Du fond de l'océan de silence où David était plongé, il eut l'impression, l'espace d'un instant, que l'éléphant allait répondre. Son nouveau porte-parole en pierre verte, qui parlerait d'une petite voix minérale et mesurée. Puisque les paroles de David semblaient enfouies au fin fond d'un tiroir, dans un recoin de son cerveau malade, qu'au milieu de la précipitation et du désordre il ne réussissait pas à retrouver.

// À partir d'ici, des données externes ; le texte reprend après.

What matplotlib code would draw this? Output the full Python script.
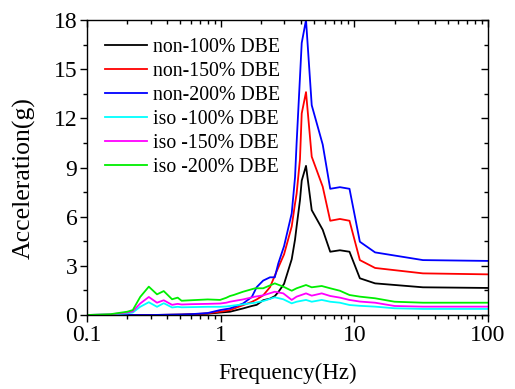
import matplotlib
matplotlib.use("Agg")
import matplotlib.pyplot as plt
from matplotlib.ticker import MultipleLocator, LogLocator, NullFormatter, FixedLocator, FixedFormatter

plt.rcParams['font.family'] = ['Liberation Serif', 'DejaVu Serif']

freq_non = [0.1, 0.3, 0.5, 0.6, 0.8, 0.99, 1.175, 1.47, 1.71, 1.86, 2.08, 2.34, 2.54, 2.7,
            2.98, 3.4, 3.6, 3.7, 3.92, 4.04, 4.35, 4.8, 5.8, 6.6, 7.8, 9.2, 11, 14.3, 32.6, 100]
non_100 = [0, 0, 0.02, 0.04, 0.08, 0.15, 0.2, 0.4, 0.55, 0.62, 0.9, 1.0, 1.15, 1.4,
           1.9, 3.4, 4.6, 5.4, 7.0, 8.2, 9.1, 6.4, 5.2, 3.86, 3.95, 3.86, 2.24, 1.93, 1.69, 1.65]
non_150 = [0, 0, 0.02, 0.04, 0.1, 0.2, 0.3, 0.6, 0.8, 0.95, 1.2, 1.7, 2.4, 2.9,
           3.7, 5.4, 6.8, 7.4, 9.5, 12.3, 13.6, 9.66, 7.83, 5.75, 5.86, 5.75, 3.35, 2.87, 2.54, 2.48]
non_200 = [0, 0, 0.03, 0.05, 0.12, 0.3, 0.4, 0.7, 1.1, 1.7, 2.1, 2.3, 2.3, 3.15,
           4.2, 6.2, 8.4, 10.5, 14.5, 16.6, 18.0, 12.8, 10.4, 7.7, 7.8, 7.7, 4.47, 3.82, 3.35, 3.3]

freq_iso = [0.1, 0.15, 0.2, 0.22, 0.25, 0.29, 0.334, 0.375, 0.433, 0.477, 0.51, 0.6, 0.8,
            0.99, 1.1, 1.175, 1.25, 1.47, 1.81, 2.08, 2.54, 2.94, 3.4, 3.7, 4.35, 4.8,
            5.7, 6.6, 7.8, 9.2, 11, 14.3, 20, 32.6, 100]
iso_200 = [0, 0.05, 0.2, 0.3, 1.1, 1.73, 1.26, 1.46, 0.96, 1.06, 0.87, 0.9, 0.95,
           0.92, 1.05, 1.16, 1.22, 1.42, 1.63, 1.63, 1.93, 1.73, 1.48, 1.63, 1.83, 1.69,
           1.77, 1.63, 1.48, 1.22, 1.12, 1.02, 0.81, 0.75, 0.75]
iso_150 = [0, 0.04, 0.15, 0.22, 0.7, 1.1, 0.75, 0.9, 0.62, 0.68, 0.64, 0.66, 0.68,
           0.7, 0.75, 0.81, 0.85, 0.95, 1.12, 1.2, 1.42, 1.32, 0.92, 1.12, 1.32, 1.18,
           1.32, 1.16, 1.06, 0.92, 0.82, 0.75, 0.55, 0.51, 0.51]
iso_100 = [0, 0.03, 0.1, 0.15, 0.5, 0.78, 0.5, 0.72, 0.46, 0.5, 0.47, 0.48, 0.5,
           0.5, 0.52, 0.55, 0.58, 0.65, 0.75, 0.85, 1.08, 0.96, 0.71, 0.81, 0.92, 0.81,
           0.92, 0.81, 0.75, 0.61, 0.56, 0.51, 0.41, 0.37, 0.37]

series = [
    (freq_non, non_100, 'black', 'non-100% DBE'),
    (freq_non, non_150, 'red', 'non-150% DBE'),
    (freq_non, non_200, 'blue', 'non-200% DBE'),
    (freq_iso, iso_100, 'cyan', 'iso -100% DBE'),
    (freq_iso, iso_150, 'magenta', 'iso -150% DBE'),
    (freq_iso, iso_200, '#00ee00', 'iso -200% DBE'),
]

fig = plt.figure(figsize=(5.15, 3.89), dpi=100)
ax = fig.add_axes([87/515, 1-315/389, (488-87)/515, (315-20)/389])

for f, v, c, lab in series:
    ax.plot(f, v, color=c, lw=1.3, label=lab)

ax.set_xscale('log')
ax.set_xlim(0.1, 100)
ax.set_ylim(0, 18)
ax.xaxis.set_major_locator(FixedLocator([0.1, 1, 10, 100]))
ax.xaxis.set_major_formatter(FixedFormatter(['0.1', '1', '10', '100']))
ax.xaxis.set_minor_locator(LogLocator(base=10, subs=range(2, 10)))
ax.xaxis.set_minor_formatter(NullFormatter())
ax.yaxis.set_major_locator(MultipleLocator(3))
ax.yaxis.set_minor_locator(MultipleLocator(1.5))

ax.tick_params(axis='both', which='major', direction='out', length=5, width=1,
               labelsize=17, pad=2)
ax.tick_params(axis='both', which='minor', direction='out', length=3, width=1)
ax.tick_params(top=True, right=True, which='both')
for t in ax.xaxis.get_major_ticks() + ax.xaxis.get_minor_ticks():
    t.tick2line.set_marker(matplotlib.lines.TICKDOWN)
for t in ax.yaxis.get_major_ticks() + ax.yaxis.get_minor_ticks():
    t.tick2line.set_marker(matplotlib.lines.TICKLEFT)

for s in ax.spines.values():
    s.set_linewidth(1.0)

ax.set_xlabel('Frequency(Hz)', fontsize=16.5, labelpad=12)
ax.set_ylabel('Acceleration(g)', fontsize=18.5)
ax.yaxis.set_label_coords(-0.128, 0.465)

leg = ax.legend(loc='upper left', frameon=False, fontsize=14.3,
                handlelength=2.1, handletextpad=0.3, labelspacing=0.25,
                borderaxespad=0.0, bbox_to_anchor=(0.025, 0.965))

fig.savefig('out.png', dpi=100)
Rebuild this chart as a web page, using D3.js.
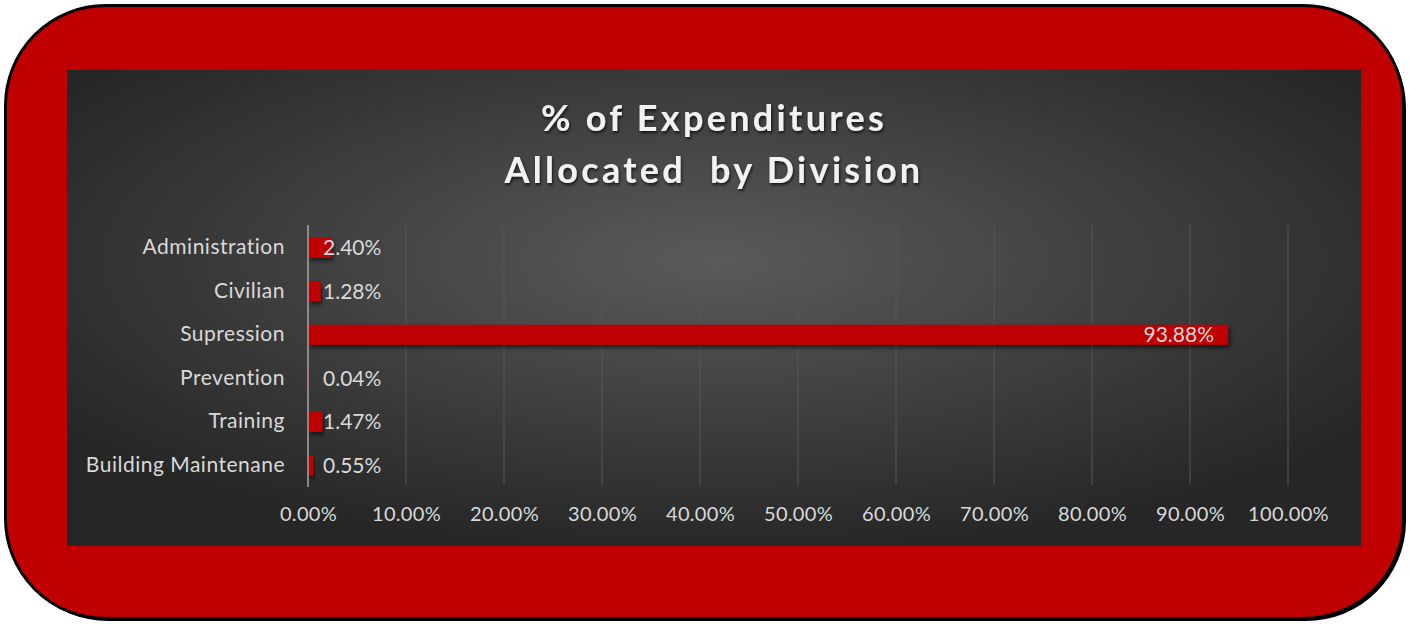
<!DOCTYPE html>
<html>
<head>
<meta charset="utf-8">
<script src="https://cdn.jsdelivr.net/npm/d3@7"></script>
<style>
  html, body { margin: 0; padding: 0; background: #fff; }
  svg { display: block; }
</style>
</head>
<body>
<div id="chart"></div>
<script>
const categories = ['Administration', 'Civilian', 'Supression', 'Prevention', 'Training', 'Building Maintenane'];
const shares = [2.40, 1.28, 93.88, 0.04, 1.47, 0.55];
const tickValues = [0, 10, 20, 30, 40, 50, 60, 70, 80, 90, 100];
const titleLines = ['% of Expenditures', 'Allocated  by Division'];

const width = 1409, height = 624;
const red = '#C00000';
const textColor = '#d9d9d9';
const font = 'Lato, "Open Sans", sans-serif';

const svg = d3.select('#chart').append('svg')
  .attr('width', width)
  .attr('height', height);

const defs = svg.append('defs');

const bg = defs.append('radialGradient')
  .attr('id', 'bg')
  .attr('cx', '50%').attr('cy', '40%').attr('r', '62%')
  .attr('gradientUnits', 'objectBoundingBox');
bg.append('stop').attr('offset', '0%').attr('stop-color', '#5a5a5a');
bg.append('stop').attr('offset', '100%').attr('stop-color', '#262626');

const barShadow = defs.append('filter').attr('id', 'barShadow')
  .attr('x', '-5%').attr('y', '-50%').attr('width', '120%').attr('height', '250%');
barShadow.append('feDropShadow')
  .attr('dx', 2).attr('dy', 3).attr('stdDeviation', 2)
  .attr('flood-color', '#000').attr('flood-opacity', 0.6);

const titleShadow = defs.append('filter').attr('id', 'titleShadow')
  .attr('x', '-10%').attr('y', '-30%').attr('width', '120%').attr('height', '160%');
titleShadow.append('feDropShadow')
  .attr('dx', 1).attr('dy', 2).attr('stdDeviation', 1.5)
  .attr('flood-color', '#000').attr('flood-opacity', 0.7);

// outer red frame with shadow
svg.append('rect')
  .attr('x', 8).attr('y', 8)
  .attr('width', 1398).attr('height', 613)
  .attr('rx', 100).attr('ry', 100)
  .attr('fill', '#000');

svg.append('rect')
  .attr('x', 5.5).attr('y', 5.5)
  .attr('width', 1398).attr('height', 613)
  .attr('rx', 100).attr('ry', 100)
  .attr('fill', red)
  .attr('stroke', '#000')
  .attr('stroke-width', 3);

// chart area
svg.append('rect')
  .attr('x', 67).attr('y', 70)
  .attr('width', 1294).attr('height', 476)
  .attr('fill', 'url(#bg)');

const x = d3.scaleLinear()
  .domain([0, 100])
  .range([308, 1288]);

const y = d3.scaleBand()
  .domain(categories)
  .range([226, 487])
  .paddingInner(0.54)
  .paddingOuter(0.27);

const data = categories.map((c, i) => ({ name: c, value: shares[i] }));

// gridlines
svg.append('g')
  .selectAll('line')
  .data(tickValues.slice(1))
  .join('line')
  .attr('x1', d => x(d)).attr('x2', d => x(d))
  .attr('y1', 225).attr('y2', 485)
  .attr('stroke', '#575757')
  .attr('stroke-width', 1);

// bars
svg.append('g')
  .selectAll('rect')
  .data(data)
  .join('rect')
  .attr('x', x(0))
  .attr('y', d => y(d.name))
  .attr('width', d => Math.max(x(d.value) - x(0), 1))
  .attr('height', y.bandwidth())
  .attr('fill', red)
  .attr('filter', 'url(#barShadow)');

// vertical axis line
svg.append('line')
  .attr('x1', x(0)).attr('x2', x(0))
  .attr('y1', 225).attr('y2', 487)
  .attr('stroke', '#a6a6a6')
  .attr('stroke-width', 1.5);

// category labels
const yAxis = svg.append('g')
  .attr('transform', 'translate(' + (x(0) - 23) + ',0)')
  .call(d3.axisLeft(y).tickSize(0).tickPadding(0));
yAxis.select('.domain').remove();
yAxis.selectAll('text')
  .attr('fill', textColor)
  .style('font-family', font)
  .style('font-size', '21px')
  .style('letter-spacing', '0.5px');

// x tick labels
const xAxis = svg.append('g')
  .attr('transform', 'translate(0,507)')
  .call(d3.axisBottom(x).tickValues(tickValues).tickSize(0).tickPadding(0)
    .tickFormat(d => d.toFixed(2) + '%'));
xAxis.select('.domain').remove();
xAxis.selectAll('text')
  .attr('fill', textColor)
  .attr('dy', '0.71em')
  .style('font-family', font)
  .style('font-size', '20px')
  .style('letter-spacing', '0.3px');

// value labels
svg.append('g')
  .selectAll('text')
  .data(data)
  .join('text')
  .attr('x', d => d.value > 20 ? x(d.value) - 14 : x(0) + 15)
  .attr('y', d => y(d.name) + y.bandwidth() / 2)
  .attr('dy', '0.36em')
  .attr('text-anchor', d => d.value > 20 ? 'end' : 'start')
  .attr('fill', textColor)
  .style('font-family', font)
  .style('font-size', '21px')
  .text(d => d.value.toFixed(2) + '%');

// title
svg.append('g')
  .attr('filter', 'url(#titleShadow)')
  .selectAll('text')
  .data(titleLines)
  .join('text')
  .attr('x', 714)
  .attr('y', (d, i) => 118 + i * 52)
  .attr('dy', '0.35em')
  .attr('text-anchor', 'middle')
  .attr('fill', '#f2f2f2')
  .style('font-family', font)
  .style('font-weight', 'bold')
  .style('font-size', '36px')
  .style('letter-spacing', '3.3px')
  .style('white-space', 'pre')
  .text(d => d);
</script>
</body>
</html>
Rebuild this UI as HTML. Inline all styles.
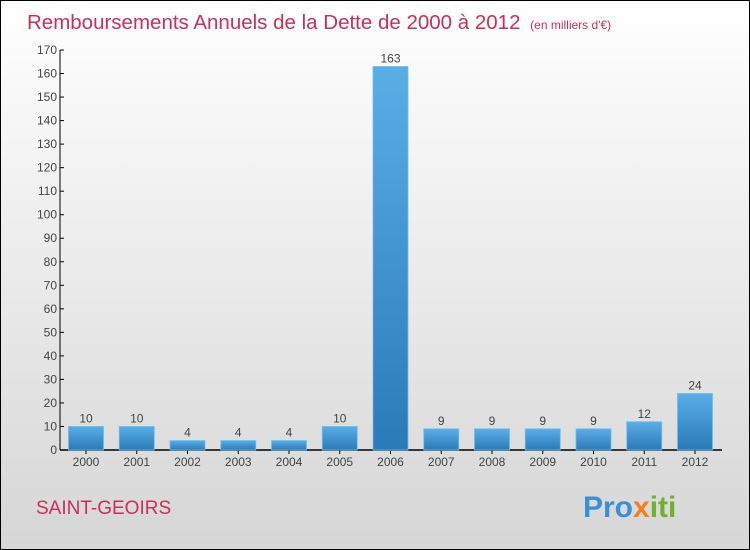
<!DOCTYPE html>
<html><head><meta charset="utf-8"><style>
body{margin:0;width:750px;height:550px;overflow:hidden}
#c{position:absolute;left:0;top:0;width:748px;height:548px;border:1px solid #000;background:linear-gradient(#ffffff,#d6d6d6)}
</style></head><body>
<div id="c">
<svg width="750" height="550" style="position:absolute;left:-1px;top:-1px" font-family="'Liberation Sans',sans-serif">
<defs><linearGradient id="bg" x1="0" y1="0" x2="0" y2="1"><stop offset="0" stop-color="#5aaee6"/><stop offset="1" stop-color="#2a7ab8"/></linearGradient></defs>
<text x="27" y="29" font-size="20.5" fill="#c8305a">Remboursements Annuels de la Dette de 2000 à 2012 <tspan font-size="12" dx="4">(en milliers d'€)</tspan></text>
<g id="axes"></g>
<g id="bars"></g>
<text x="36" y="514" font-size="19" fill="#c8305a">SAINT-GEOIRS</text>
<text x="583" y="517" font-size="30" font-weight="bold"><tspan fill="#3a8fd8">Pro</tspan><tspan fill="#f08020">x</tspan><tspan fill="#70b030">iti</tspan></text>
</svg></div>
<script>
const categories=["2000","2001","2002","2003","2004","2005","2006","2007","2008","2009","2010","2011","2012"];
const values=[10,10,4,4,4,10,163,9,9,9,9,12,24];
const yTicks=[0,10,20,30,40,50,60,70,80,90,100,110,120,130,140,150,160,170];
const NS="http://www.w3.org/2000/svg";
const y=v=>450-v*400/170;
const x=i=>86+i*50.75;
function mk(t,a,p){const e=document.createElementNS(NS,t);for(const k in a)e.setAttribute(k,a[k]);p.appendChild(e);return e;}
const ax=document.getElementById('axes'),bg=document.getElementById('bars');
let l=mk('line',{x1:60,y1:50,x2:60,y2:450,stroke:'#000'},ax);


l=mk('line',{x1:60,y1:450,x2:722,y2:450,stroke:'#000','stroke-width':1.5},ax);


yTicks.forEach(v=>{
 mk('line',{x1:60,y1:y(v),x2:64,y2:y(v),stroke:'#000'},ax);
 const t=mk('text',{x:57,y:y(v)+4,'text-anchor':'end','font-size':12,fill:'#444'},ax);t.textContent=v;
 
 
});
categories.forEach((c,i)=>{
 mk('line',{x1:x(i),y1:450,x2:x(i),y2:454,stroke:'#000'},ax);
 const t=mk('text',{x:x(i),y:466,'text-anchor':'middle','font-size':12,fill:'#444'},ax);t.textContent=c;
 
 
 const r=mk('rect',{x:x(i)-17.5,y:y(values[i]),width:35,height:450-y(values[i]),fill:'url(#bg)',stroke:'#6cbcf0','stroke-width':0.8},bg);
 
 
 const v=mk('text',{x:x(i),y:y(values[i])-4,'text-anchor':'middle','font-size':12,fill:'#444'},bg);v.textContent=values[i];
 
 
});
</script>
</body></html>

David avait lu dans une revue, bien des années auparavant, que les éléphants abandonnent leur troupeau en sentant la mort approcher et s'en vont chercher seuls un endroit où il ne leur soit pas difficile de trouver de l'eau et un abri. Leurs dents se fragilisent, perdent leur efficacité d'an tan, et les bêtes partent en quête de zones marécageuses, par exemple, où elles trouvent de la nourriture déjà ramollie. Ce qui semble être à l'origine du mythe du cimetière des éléphants. Une simple coïncidence géographique causée par les difficultés de la dernière étape de la vie. Et c'était là que ces animaux vivaient leurs derniers jours et poussaient leur dernier soupir, dans ce corps colossal qui semblait naguère presque indestructible. Les éléphants ne devraient pas mourir, n'est-ce pas ? Les éléphants devraient vivre éternellement. Mais ils mouraient et survivaient sous forme de carcasse, puis d'ossements, puis de ce qui subsistait de ces ossements. Des vestiges. Des petites traces sur le sol.
La consultation terminée, il serra de sa main froide la main tiède et assurée du médecin. Il accompagna l'infirmière et s'acquitta de toutes les formalités qui continuaient à exister, le même ordonnancement bien structuré, le même aller de l'avant.
Il y avait des papiers à signer, de brefs remerciements à énoncer avec des sourires qui n'étaient pas des sourires, mais seulement des contractions des muscles du visage. Il pensa à l'embouchure de la trompette. Placez vos muscles de cette façon, appliquez-leur la pression requise, ni trop, ni pas assez, et soufflez.
Il n'arracha pas ses vêtements et ne se précipita pas en hurlant dans les rues, comme s'il appartenait à une catégorie de personnes à laquelle finalement une certaine absence de jugement était permise. Il ne pinça pas les fesses de l'infirmière qui faisait de son mieux pour faire semblant de ne pas être jolie dans une blouse parsemée de Mickey. Il n'escalada pas le toit de la clinique. Il se borna à chercher un café dans les environs, surpris de constater que rien n'avait changé. Le ciel n'était pas devenu couleur de citrouille, la terre ne tremblait pas, aucun Godzilla n'écrabouillait les voitures.